* Your instructions
Copy the data exactly as it appears, and do not include any pictures.

══ Data segment ══

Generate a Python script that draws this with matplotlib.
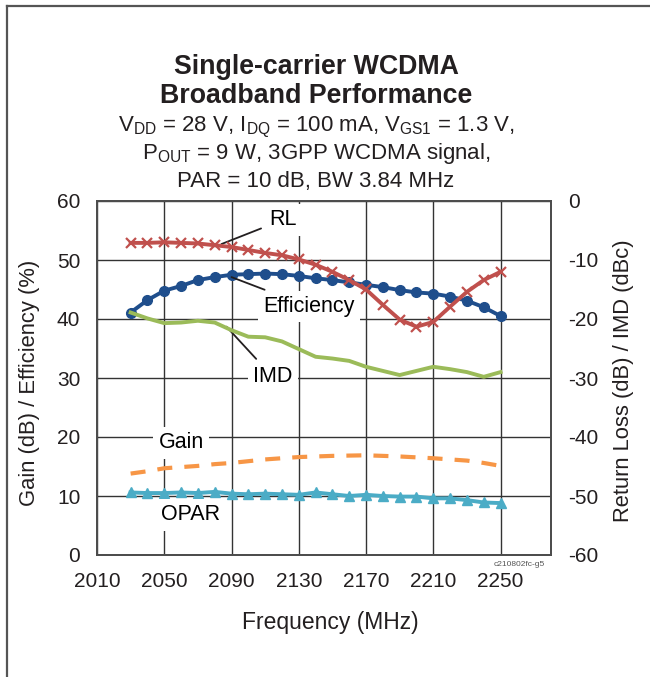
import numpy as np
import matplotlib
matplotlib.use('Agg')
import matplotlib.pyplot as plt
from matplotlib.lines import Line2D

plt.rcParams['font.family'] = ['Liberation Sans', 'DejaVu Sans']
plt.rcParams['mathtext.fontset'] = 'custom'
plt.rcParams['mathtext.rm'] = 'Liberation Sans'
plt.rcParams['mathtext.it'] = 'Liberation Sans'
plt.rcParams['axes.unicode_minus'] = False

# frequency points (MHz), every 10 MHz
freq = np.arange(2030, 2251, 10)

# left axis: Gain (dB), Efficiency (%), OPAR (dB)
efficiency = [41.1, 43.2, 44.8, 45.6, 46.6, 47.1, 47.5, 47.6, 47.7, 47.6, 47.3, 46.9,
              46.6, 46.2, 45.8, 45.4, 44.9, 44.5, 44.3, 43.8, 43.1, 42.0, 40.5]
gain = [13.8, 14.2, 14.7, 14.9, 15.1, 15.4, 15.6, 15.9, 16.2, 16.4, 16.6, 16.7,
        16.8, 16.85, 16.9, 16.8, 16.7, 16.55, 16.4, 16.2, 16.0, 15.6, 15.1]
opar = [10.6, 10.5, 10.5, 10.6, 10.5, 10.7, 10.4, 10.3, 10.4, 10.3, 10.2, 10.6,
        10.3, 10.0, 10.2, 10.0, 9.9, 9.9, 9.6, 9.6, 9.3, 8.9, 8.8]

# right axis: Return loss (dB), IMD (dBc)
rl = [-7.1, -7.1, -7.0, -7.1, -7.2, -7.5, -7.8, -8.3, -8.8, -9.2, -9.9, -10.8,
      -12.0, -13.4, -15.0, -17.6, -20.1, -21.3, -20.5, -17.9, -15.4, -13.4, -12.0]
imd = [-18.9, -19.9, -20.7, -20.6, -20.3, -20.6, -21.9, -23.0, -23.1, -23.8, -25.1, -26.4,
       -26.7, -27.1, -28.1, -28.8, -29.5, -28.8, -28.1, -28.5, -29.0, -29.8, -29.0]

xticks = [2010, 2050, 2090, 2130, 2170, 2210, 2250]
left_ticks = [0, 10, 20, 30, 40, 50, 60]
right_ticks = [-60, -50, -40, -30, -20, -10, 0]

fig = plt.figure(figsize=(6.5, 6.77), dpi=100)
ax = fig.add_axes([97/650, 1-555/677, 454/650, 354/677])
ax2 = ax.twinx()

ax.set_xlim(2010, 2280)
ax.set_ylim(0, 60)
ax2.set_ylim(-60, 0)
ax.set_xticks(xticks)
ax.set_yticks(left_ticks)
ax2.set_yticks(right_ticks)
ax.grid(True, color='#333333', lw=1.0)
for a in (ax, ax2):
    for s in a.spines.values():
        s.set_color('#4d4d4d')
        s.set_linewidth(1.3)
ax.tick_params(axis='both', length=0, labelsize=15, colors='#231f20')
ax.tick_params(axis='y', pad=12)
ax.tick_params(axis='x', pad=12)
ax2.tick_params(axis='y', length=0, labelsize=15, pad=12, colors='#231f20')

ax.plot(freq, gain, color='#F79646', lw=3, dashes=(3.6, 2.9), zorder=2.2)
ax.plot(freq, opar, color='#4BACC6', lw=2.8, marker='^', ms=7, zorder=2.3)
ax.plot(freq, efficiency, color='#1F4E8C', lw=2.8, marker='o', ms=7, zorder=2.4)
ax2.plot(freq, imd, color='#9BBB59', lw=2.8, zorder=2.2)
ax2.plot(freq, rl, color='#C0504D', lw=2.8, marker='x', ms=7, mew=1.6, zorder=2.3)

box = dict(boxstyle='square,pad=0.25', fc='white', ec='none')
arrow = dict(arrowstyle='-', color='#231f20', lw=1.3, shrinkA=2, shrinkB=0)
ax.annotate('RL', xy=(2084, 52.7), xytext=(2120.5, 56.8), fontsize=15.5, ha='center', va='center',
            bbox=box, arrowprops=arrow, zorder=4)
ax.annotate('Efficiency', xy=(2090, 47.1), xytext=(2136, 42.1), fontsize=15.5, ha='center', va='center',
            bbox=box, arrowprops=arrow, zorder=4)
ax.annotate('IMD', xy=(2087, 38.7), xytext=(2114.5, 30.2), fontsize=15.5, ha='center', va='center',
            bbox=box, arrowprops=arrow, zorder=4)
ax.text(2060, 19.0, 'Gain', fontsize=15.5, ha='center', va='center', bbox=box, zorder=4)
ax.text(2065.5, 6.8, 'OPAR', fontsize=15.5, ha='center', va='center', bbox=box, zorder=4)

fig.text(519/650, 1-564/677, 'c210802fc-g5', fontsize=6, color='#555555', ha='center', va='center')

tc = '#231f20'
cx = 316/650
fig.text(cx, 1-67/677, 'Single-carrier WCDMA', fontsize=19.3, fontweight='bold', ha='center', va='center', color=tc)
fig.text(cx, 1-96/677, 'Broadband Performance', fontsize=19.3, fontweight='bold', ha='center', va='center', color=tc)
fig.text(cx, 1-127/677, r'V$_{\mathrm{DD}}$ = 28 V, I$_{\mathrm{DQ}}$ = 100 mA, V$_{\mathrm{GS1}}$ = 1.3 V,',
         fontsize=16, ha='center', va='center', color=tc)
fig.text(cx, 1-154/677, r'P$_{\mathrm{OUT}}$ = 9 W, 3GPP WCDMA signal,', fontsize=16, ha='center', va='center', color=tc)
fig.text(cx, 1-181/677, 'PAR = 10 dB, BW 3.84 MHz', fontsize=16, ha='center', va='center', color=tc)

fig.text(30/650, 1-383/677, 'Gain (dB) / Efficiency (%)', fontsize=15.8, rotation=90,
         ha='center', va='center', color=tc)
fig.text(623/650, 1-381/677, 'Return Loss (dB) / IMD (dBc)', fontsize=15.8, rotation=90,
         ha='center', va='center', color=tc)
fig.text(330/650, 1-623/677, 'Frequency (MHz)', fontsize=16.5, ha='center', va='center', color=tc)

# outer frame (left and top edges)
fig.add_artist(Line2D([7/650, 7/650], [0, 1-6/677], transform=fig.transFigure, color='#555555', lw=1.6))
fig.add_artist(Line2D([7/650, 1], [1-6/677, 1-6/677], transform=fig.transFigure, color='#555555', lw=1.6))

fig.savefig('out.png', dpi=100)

═══

* The result
Generate a Python script that draws this with matplotlib.
import numpy as np
import matplotlib
matplotlib.use('Agg')
import matplotlib.pyplot as plt
from matplotlib.lines import Line2D

plt.rcParams['font.family'] = ['Liberation Sans', 'DejaVu Sans']
plt.rcParams['mathtext.fontset'] = 'custom'
plt.rcParams['mathtext.rm'] = 'Liberation Sans'
plt.rcParams['mathtext.it'] = 'Liberation Sans'
plt.rcParams['axes.unicode_minus'] = False

# frequency points (MHz), every 10 MHz
freq = np.arange(2030, 2251, 10)

# left axis: Gain (dB), Efficiency (%), OPAR (dB)
efficiency = [41.1, 43.2, 44.8, 45.6, 46.6, 47.1, 47.5, 47.6, 47.7, 47.6, 47.3, 46.9,
              46.6, 46.2, 45.8, 45.4, 44.9, 44.5, 44.3, 43.8, 43.1, 42.0, 40.5]
gain = [13.8, 14.2, 14.7, 14.9, 15.1, 15.4, 15.6, 15.9, 16.2, 16.4, 16.6, 16.7,
        16.8, 16.85, 16.9, 16.8, 16.7, 16.55, 16.4, 16.2, 16.0, 15.6, 15.1]
opar = [10.6, 10.5, 10.5, 10.6, 10.5, 10.7, 10.4, 10.3, 10.4, 10.3, 10.2, 10.6,
        10.3, 10.0, 10.2, 10.0, 9.9, 9.9, 9.6, 9.6, 9.3, 8.9, 8.8]

# right axis: Return loss (dB), IMD (dBc)
rl = [-7.1, -7.1, -7.0, -7.1, -7.2, -7.5, -7.8, -8.3, -8.8, -9.2, -9.9, -10.8,
      -12.0, -13.4, -15.0, -17.6, -20.1, -21.3, -20.5, -17.9, -15.4, -13.4, -12.0]
imd = [-18.9, -19.9, -20.7, -20.6, -20.3, -20.6, -21.9, -23.0, -23.1, -23.8, -25.1, -26.4,
       -26.7, -27.1, -28.1, -28.8, -29.5, -28.8, -28.1, -28.5, -29.0, -29.8, -29.0]

xticks = [2010, 2050, 2090, 2130, 2170, 2210, 2250]
left_ticks = [0, 10, 20, 30, 40, 50, 60]
right_ticks = [-60, -50, -40, -30, -20, -10, 0]

fig = plt.figure(figsize=(6.5, 6.77), dpi=100)
ax = fig.add_axes([97/650, 1-555/677, 454/650, 354/677])
ax2 = ax.twinx()

ax.set_xlim(2010, 2280)
ax.set_ylim(0, 60)
ax2.set_ylim(-60, 0)
ax.set_xticks(xticks)
ax.set_yticks(left_ticks)
ax2.set_yticks(right_ticks)
ax.grid(True, color='#333333', lw=1.0)
for a in (ax, ax2):
    for s in a.spines.values():
        s.set_color('#4d4d4d')
        s.set_linewidth(1.3)
ax.tick_params(axis='both', length=0, labelsize=15, colors='#231f20')
ax.tick_params(axis='y', pad=12)
ax.tick_params(axis='x', pad=12)
ax2.tick_params(axis='y', length=0, labelsize=15, pad=12, colors='#231f20')

ax.plot(freq, gain, color='#F79646', lw=3, dashes=(3.6, 2.9), zorder=2.2)
ax.plot(freq, opar, color='#4BACC6', lw=2.8, marker='^', ms=7, zorder=2.3)
ax.plot(freq, efficiency, color='#1F4E8C', lw=2.8, marker='o', ms=7, zorder=2.4)
ax2.plot(freq, imd, color='#9BBB59', lw=2.8, zorder=2.2)
ax2.plot(freq, rl, color='#C0504D', lw=2.8, marker='x', ms=7, mew=1.6, zorder=2.3)

box = dict(boxstyle='square,pad=0.25', fc='white', ec='none')
arrow = dict(arrowstyle='-', color='#231f20', lw=1.3, shrinkA=2, shrinkB=0)
ax.annotate('RL', xy=(2084, 52.7), xytext=(2120.5, 56.8), fontsize=15.5, ha='center', va='center',
            bbox=box, arrowprops=arrow, zorder=4)
ax.annotate('Efficiency', xy=(2090, 47.1), xytext=(2136, 42.1), fontsize=15.5, ha='center', va='center',
            bbox=box, arrowprops=arrow, zorder=4)
ax.annotate('IMD', xy=(2087, 38.7), xytext=(2114.5, 30.2), fontsize=15.5, ha='center', va='center',
            bbox=box, arrowprops=arrow, zorder=4)
ax.text(2060, 19.0, 'Gain', fontsize=15.5, ha='center', va='center', bbox=box, zorder=4)
ax.text(2065.5, 6.8, 'OPAR', fontsize=15.5, ha='center', va='center', bbox=box, zorder=4)

fig.text(519/650, 1-564/677, 'c210802fc-g5', fontsize=6, color='#555555', ha='center', va='center')

tc = '#231f20'
cx = 316/650
fig.text(cx, 1-67/677, 'Single-carrier WCDMA', fontsize=19.3, fontweight='bold', ha='center', va='center', color=tc)
fig.text(cx, 1-96/677, 'Broadband Performance', fontsize=19.3, fontweight='bold', ha='center', va='center', color=tc)
fig.text(cx, 1-127/677, r'V$_{\mathrm{DD}}$ = 28 V, I$_{\mathrm{DQ}}$ = 100 mA, V$_{\mathrm{GS1}}$ = 1.3 V,',
         fontsize=16, ha='center', va='center', color=tc)
fig.text(cx, 1-154/677, r'P$_{\mathrm{OUT}}$ = 9 W, 3GPP WCDMA signal,', fontsize=16, ha='center', va='center', color=tc)
fig.text(cx, 1-181/677, 'PAR = 10 dB, BW 3.84 MHz', fontsize=16, ha='center', va='center', color=tc)

fig.text(30/650, 1-383/677, 'Gain (dB) / Efficiency (%)', fontsize=15.8, rotation=90,
         ha='center', va='center', color=tc)
fig.text(623/650, 1-381/677, 'Return Loss (dB) / IMD (dBc)', fontsize=15.8, rotation=90,
         ha='center', va='center', color=tc)
fig.text(330/650, 1-623/677, 'Frequency (MHz)', fontsize=16.5, ha='center', va='center', color=tc)

# outer frame (left and top edges)
fig.add_artist(Line2D([7/650, 7/650], [0, 1-6/677], transform=fig.transFigure, color='#555555', lw=1.6))
fig.add_artist(Line2D([7/650, 1], [1-6/677, 1-6/677], transform=fig.transFigure, color='#555555', lw=1.6))

fig.savefig('out.png', dpi=100)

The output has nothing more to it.